----- Material -----

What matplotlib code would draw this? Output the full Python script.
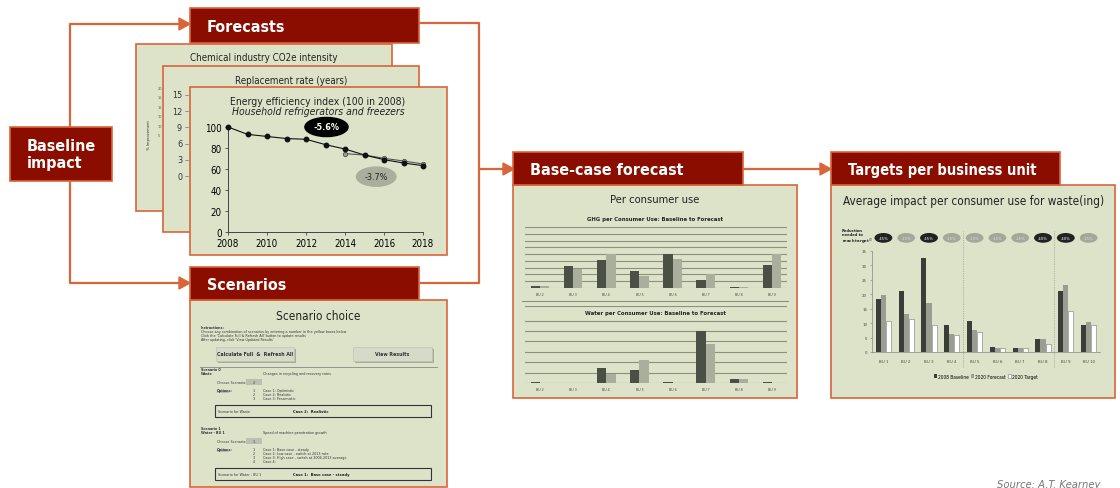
import matplotlib
matplotlib.use("Agg")
import matplotlib.pyplot as plt
from matplotlib.patches import Rectangle, Polygon
import numpy as np

plt.rcParams['font.family'] = ['DejaVu Sans']
plt.rcParams['font.stretch'] = 'condensed'

W, H = 1120, 489

# energy efficiency index (100 in 2008)
years = [2008, 2009, 2010, 2011, 2012, 2013, 2014, 2015, 2016, 2017, 2018]
eff_hist = [100, 93, 91, 89, 88.3, 83.2, 79, 73.3, 68.9, 65.7, 63.2]
years_alt = [2014, 2015, 2016, 2017, 2018]
eff_alt = [74.6, 73.3, 70.2, 67.6, 64.8]
repl_ticks = [15, 12, 9, 6, 3, 0]

# per consumer use (base case forecast)
bu_base = ["BU 2", "BU 3", "BU 4", "BU 5", "BU 6", "BU 7", "BU 8", "BU 9"]
ghg_baseline = [0.35, 3.2, 4.15, 2.5, 5.0, 1.15, 0.15, 3.35]
ghg_forecast = [0.25, 2.75, 5.0, 1.7, 4.35, 2.0, 0.1, 5.0]
water_baseline = [0.06, 0.0, 1.48, 1.23, 0.06, 4.97, 0.42, 0.06]
water_forecast = [0.03, 0.0, 0.87, 2.23, 0.03, 3.71, 0.42, 0.02]

# targets per business unit
bu_target = ["BU 1", "BU 2", "BU 3", "BU 4", "BU 5", "BU 6", "BU 7", "BU 8", "BU 9", "BU 10"]
t_baseline = [18.4, 21.0, 32.6, 9.4, 10.7, 1.6, 1.5, 4.4, 21.0, 9.3]
t_forecast = [19.7, 13.0, 17.1, 6.4, 7.7, 1.3, 1.3, 4.4, 23.3, 10.4]
t_target = [10.9, 11.6, 9.4, 5.9, 7.1, 1.3, 1.3, 2.6, 14.1, 9.4]
reduction = ["-45%", "-15%", "-45%", "-15%", "-15%", "-15%", "-15%", "-40%", "-40%", "-15%"]

RED = "#8b0d00"
ORANGE = "#d8663a"
PANEL = "#dce3c9"
DARK = "#4b5046"
LIGHT = "#a9ae9d"

fig = plt.figure(figsize=(W / 100, H / 100), dpi=100)
bg = fig.add_axes([0, 0, 1, 1])
bg.set_xlim(0, W)
bg.set_ylim(H, 0)
bg.axis("off")


def px_axes(x0, y0, x1, y1):
    ax = fig.add_axes([x0 / W, 1 - y1 / H, (x1 - x0) / W, (y1 - y0) / H])
    ax.patch.set_alpha(0)
    return ax


def box(x0, y0, x1, y1, fc, ec, lw=1.0, z=2):
    bg.add_patch(Rectangle((x0, y0), x1 - x0, y1 - y0, facecolor=fc, edgecolor=ec, lw=lw, zorder=z))


def header(x0, y0, x1, y1, label, size=11.5):
    box(x0, y0, x1, y1, RED, ORANGE, 1.2, 5)
    bg.text(x0 + 17, (y0 + y1) / 2 + 1, label, color="white", fontsize=size, fontweight="bold",
            va="center", ha="left", zorder=6)


def arrow(x_tip, y):
    bg.add_patch(Polygon([[x_tip, y], [x_tip - 11, y - 6], [x_tip - 11, y + 6]], closed=True,
                         color=ORANGE, zorder=4))


# connecting lines
lk = dict(color=ORANGE, lw=1.6, zorder=1, solid_capstyle="butt")
bg.plot([70, 70, 180], [128, 25, 25], **lk)
bg.plot([70, 70, 180], [182, 284, 284], **lk)
bg.plot([419, 479, 479, 419], [24, 24, 284, 284], **lk)
bg.plot([479, 503], [170, 170], **lk)
bg.plot([743, 820], [170, 170], **lk)
arrow(190, 25)
arrow(190, 284)
arrow(514, 170)
arrow(831, 170)

# baseline impact box
box(10, 128, 112, 182, RED, ORANGE, 1.2, 5)
bg.text(27, 155, "Baseline\nimpact", color="white", fontsize=11.5, fontweight="bold",
        va="center", ha="left", linespacing=1.1, zorder=6)

# forecast cards
box(136, 45, 392, 212, PANEL, ORANGE, 1.2, 2)
bg.text(264, 58, "Chemical industry CO2e intensity", fontsize=7, ha="center", va="center", color="#222", zorder=3)
bg.text(149, 135, "% Improvement", fontsize=3, rotation=90, ha="center", va="center", color="#333", zorder=3)
for i, t in enumerate(["20", "15", "15", "10", "10", "5"]):
    bg.text(158, 89 + i * 9.4, t, fontsize=2.8, ha="left", va="center", color="#555", zorder=3)

box(163, 67, 419, 233, PANEL, ORANGE, 1.2, 3)
bg.text(291, 81, "Replacement rate (years)", fontsize=7, ha="center", va="center", color="#222", zorder=4)
for i, t in enumerate(repl_ticks):
    yy = 96 + i * 16.2
    bg.text(182, yy, str(t), fontsize=6.5, ha="right", va="center", color="#333", zorder=4)
    bg.plot([185, 188], [yy, yy], color="#777", lw=0.5, zorder=4)

box(190, 88, 447, 256, PANEL, ORANGE, 1.2, 4)
bg.text(318, 102, "Energy efficiency index (100 in 2008)", fontsize=7.5, ha="center", va="center", color="#222", zorder=5)
bg.text(318, 112, "Household refrigerators and freezers", fontsize=7.5, style="italic", ha="center",
        va="center", color="#222", zorder=5)

ax = px_axes(228, 128, 423, 233)
ax.plot(years_alt, eff_alt, color="#555", lw=0.8, marker="o", ms=3.2, mfc="#9a9a9a", mec="#444", mew=0.5,
        clip_on=False, zorder=3)
ax.plot(years, eff_hist, color="#111", lw=0.8, marker="o", ms=3.2, mfc="#111", mec="#111",
        clip_on=False, zorder=4)
ax.set_xlim(2008, 2018)
ax.set_ylim(0, 100)
ax.set_xticks(range(2008, 2019, 2))
ax.set_yticks(range(0, 101, 20))
for s in ["top", "right"]:
    ax.spines[s].set_visible(False)
for s in ["left", "bottom"]:
    ax.spines[s].set_color("#444")
    ax.spines[s].set_linewidth(0.7)
ax.tick_params(labelsize=7, length=2.5, width=0.6, color="#444", pad=2)
ax.text(2013.05, 100, "-5.6%", fontsize=6.5, color="white", fontweight="bold", ha="center", va="center",
        bbox=dict(boxstyle="ellipse,pad=0.25", fc="black", ec="black"), zorder=6)
ax.text(2015.6, 52.7, "-3.7%", fontsize=6.5, color="#222", ha="center", va="center",
        bbox=dict(boxstyle="ellipse,pad=0.25", fc=LIGHT, ec=LIGHT), zorder=6)

header(190, 9, 419, 44, "Forecasts")

# base-case forecast panel
box(513, 186, 797, 399, PANEL, ORANGE, 1.2, 2)
bg.text(655, 200, "Per consumer use", fontsize=8, ha="center", va="center", color="#222", zorder=3)
bg.text(655, 220, "GHG per Consumer Use: Baseline to Forecast", fontsize=4.2, fontweight="bold",
        ha="center", va="center", color="#222", zorder=3)
bg.plot([522, 788], [302, 302], color="#8c9080", lw=0.8, zorder=3)


def base_chart(y0, y1, base, fc, top):
    a = px_axes(525, y0, 787, y1)
    x = np.arange(len(bu_base))
    a.bar(x - 0.14, base, 0.28, color=DARK, zorder=3)
    a.bar(x + 0.14, fc, 0.28, color=LIGHT, zorder=3)
    a.set_xlim(-0.45, len(bu_base) - 0.55)
    a.set_ylim(0, top)
    a.set_yticks(range(0, int(top) + 1))
    a.yaxis.grid(True, color="#8c9080", lw=0.8, zorder=0)
    a.set_axisbelow(True)
    a.set_xticks(x)
    a.set_xticklabels(bu_base)
    a.tick_params(axis="x", labelsize=2.6, length=0, pad=3, labelcolor="#444")
    a.tick_params(axis="y", left=False, labelleft=False)
    for s in a.spines.values():
        s.set_visible(False)
    return a


base_chart(228, 289, ghg_baseline, ghg_forecast, 9)
wa = base_chart(307, 384, water_baseline, water_forecast, 7.4)
wa.set_yticks([0, 1, 2, 3, 4, 5, 6, 7.4])
bg.text(655, 314, "Water per Consumer Use: Baseline to Forecast", fontsize=4.2, fontweight="bold",
        ha="center", va="center", color="#222", zorder=6,
        bbox=dict(boxstyle="square,pad=0.6", fc=PANEL, ec="none"))
header(513, 153, 743, 186, "Base-case forecast")

# targets per business unit panel
box(831, 186, 1115, 399, PANEL, ORANGE, 1.2, 2)
bg.text(974, 201, "Average impact per consumer use for waste(ing)", fontsize=8.5, ha="center", va="center",
        color="#222", zorder=3)
bg.text(842, 238, "Reduction\nneeded to\nreach target$^{(1)}$", fontsize=3, fontweight="bold",
        ha="left", va="center", color="#222", linespacing=1.0, zorder=3)

ta = px_axes(872, 252, 1100, 353)
x = np.arange(len(bu_target))
ta.bar(x - 0.22, t_baseline, 0.22, color="#3a3d38", label="2008 Baseline", zorder=3)
ta.bar(x, t_forecast, 0.22, color="#9a9e92", label="2020 Forecast", zorder=3)
ta.bar(x + 0.22, t_target, 0.22, color="white", ec="#777", lw=0.4, label="2020 Target", zorder=3)
ta.set_xlim(-0.5, len(bu_target) - 0.5)
ta.set_ylim(0, 35)
ta.set_yticks(range(0, 36, 5))
ta.set_xticks(x)
ta.set_xticklabels(bu_target)
ta.tick_params(labelsize=3.2, length=1.5, width=0.4, color="#777", labelcolor="#444", pad=2)
ta.tick_params(axis="x", length=0, pad=5)
for s in ["top", "right"]:
    ta.spines[s].set_visible(False)
for s in ["left", "bottom"]:
    ta.spines[s].set_color("#888")
    ta.spines[s].set_linewidth(0.5)
tr = ta.get_xaxis_transform()
for xs in [3.5, 7.5]:
    ta.plot([xs, xs], [-0.15, 1.2], transform=tr, color="#888", lw=0.5, ls=(0, (1, 1.5)), clip_on=False)
for i, r in enumerate(reduction):
    dark = r != "-15%"
    ta.text(i, 1.13, r, transform=tr, fontsize=3, ha="center", va="center",
            color="white" if dark else "#ddd",
            bbox=dict(boxstyle="ellipse,pad=0.35", fc="#222" if dark else "#a4a898", ec="none"))
ta.legend(loc="upper center", bbox_to_anchor=(0.5, -0.17), ncol=3, frameon=False, fontsize=3.5,
          handlelength=0.7, handleheight=0.7, columnspacing=0.4, handletextpad=0.2)
header(831, 153, 1060, 186, "Targets per business unit", size=10.5)

# scenarios panel
box(190, 301, 447, 488, PANEL, ORANGE, 1.2, 2)
bg.text(318, 317, "Scenario choice", fontsize=8.5, ha="center", va="center", color="#222", zorder=3)
tk = dict(fontsize=2.7, ha="left", va="center", color="#333", zorder=4)
bg.text(201, 328, "Instructions:", fontweight="bold", **tk)
bg.text(201, 332.5, "Choose any combination of scenarios by entering a number in the yellow boxes below", **tk)
bg.text(201, 336.5, "Click the 'Calculate Full & Refresh All' button to update results", **tk)
bg.text(201, 340.5, "After updating, click 'View Updated Results'", **tk)
for (bx0, bx1, lbl) in [(216, 294, "Calculate Full  &  Refresh All"), (353, 432, "View Results")]:
    box(bx0 + 1.5, 349.5, bx1 + 1.5, 363.5, "#a9ac9c", "none", 0, 3)
    box(bx0, 348, bx1, 362, "#d6dac9", "#c0c3b2", 0.5, 3)
    bg.text((bx0 + bx1) / 2, 355, lbl, fontsize=3.8, fontweight="bold", ha="center", va="center",
            color="#333", zorder=4)
bg.plot([200, 437], [368, 368], color="#888", lw=0.6, zorder=3)


def scenario(y, name, sub, desc, choice, cases, chosen, label):
    bg.text(201, y, name, fontweight="bold", **tk)
    bg.text(201, y + 4, sub, fontweight="bold", **tk)
    bg.text(263, y + 4, desc, **tk)
    bg.text(217, y + 13, "Choose Scenario:", **tk)
    box(246, y + 10, 262, y + 16, "#bcc0ae", "none", 0, 3)
    bg.text(254, y + 13, choice, fontsize=2.7, ha="center", va="center", color="#333", zorder=4)
    bg.text(217, y + 21, "Options:", fontweight="bold", **tk)
    bg.plot([217, 229], [y + 23, y + 23], color="#333", lw=0.3, zorder=4)
    for i, c in enumerate(cases):
        bg.text(254, y + 21 + i * 4, str(i + 1), fontsize=2.7, ha="center", va="center", color="#333", zorder=4)
        bg.text(263, y + 21 + i * 4, c, **tk)
    by = y + 21 + len(cases) * 4 + 3
    box(215, by, 431, by + 12, "none", "#333", 0.8, 4)
    bg.text(218, by + 6, label, **tk)
    bg.text(293, by + 6, chosen, fontsize=3, fontweight="bold", ha="left", va="center", color="#222", zorder=4)


scenario(370, "Scenario 0", "Waste", "Changes in recycling and recovery rates", "2",
         ["Case 1: Optimistic", "Case 2: Realistic", "Case 3: Pessimistic"],
         "Case 2:  Realistic", "Scenario for Waste")
scenario(429, "Scenario 1", "Water - BU 1", "Speed of machine penetration growth", "1",
         ["Case 1: Base case - steady", "Case 2: Low case - switch at 2013 rate",
          "Case 3: High case - switch at 2004-2013 average", "Case 4:"],
         "Case 1:  Base case - steady", "Scenario for Water - BU 1")

header(190, 268, 419, 301, "Scenarios")

bg.text(997, 480, "Source: A.T. Kearney", fontsize=8, style="italic", ha="left", va="top", color="#777")

fig.savefig("out.png", dpi=100)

-----

**Your goal**
In the data above, please extract the lines from the first one through the line with "W, H = 1120, 489", exactly, and keep pictures out.

**Result of the exercise**
What matplotlib code would draw this? Output the full Python script.
import matplotlib
matplotlib.use("Agg")
import matplotlib.pyplot as plt
from matplotlib.patches import Rectangle, Polygon
import numpy as np

plt.rcParams['font.family'] = ['DejaVu Sans']
plt.rcParams['font.stretch'] = 'condensed'

W, H = 1120, 489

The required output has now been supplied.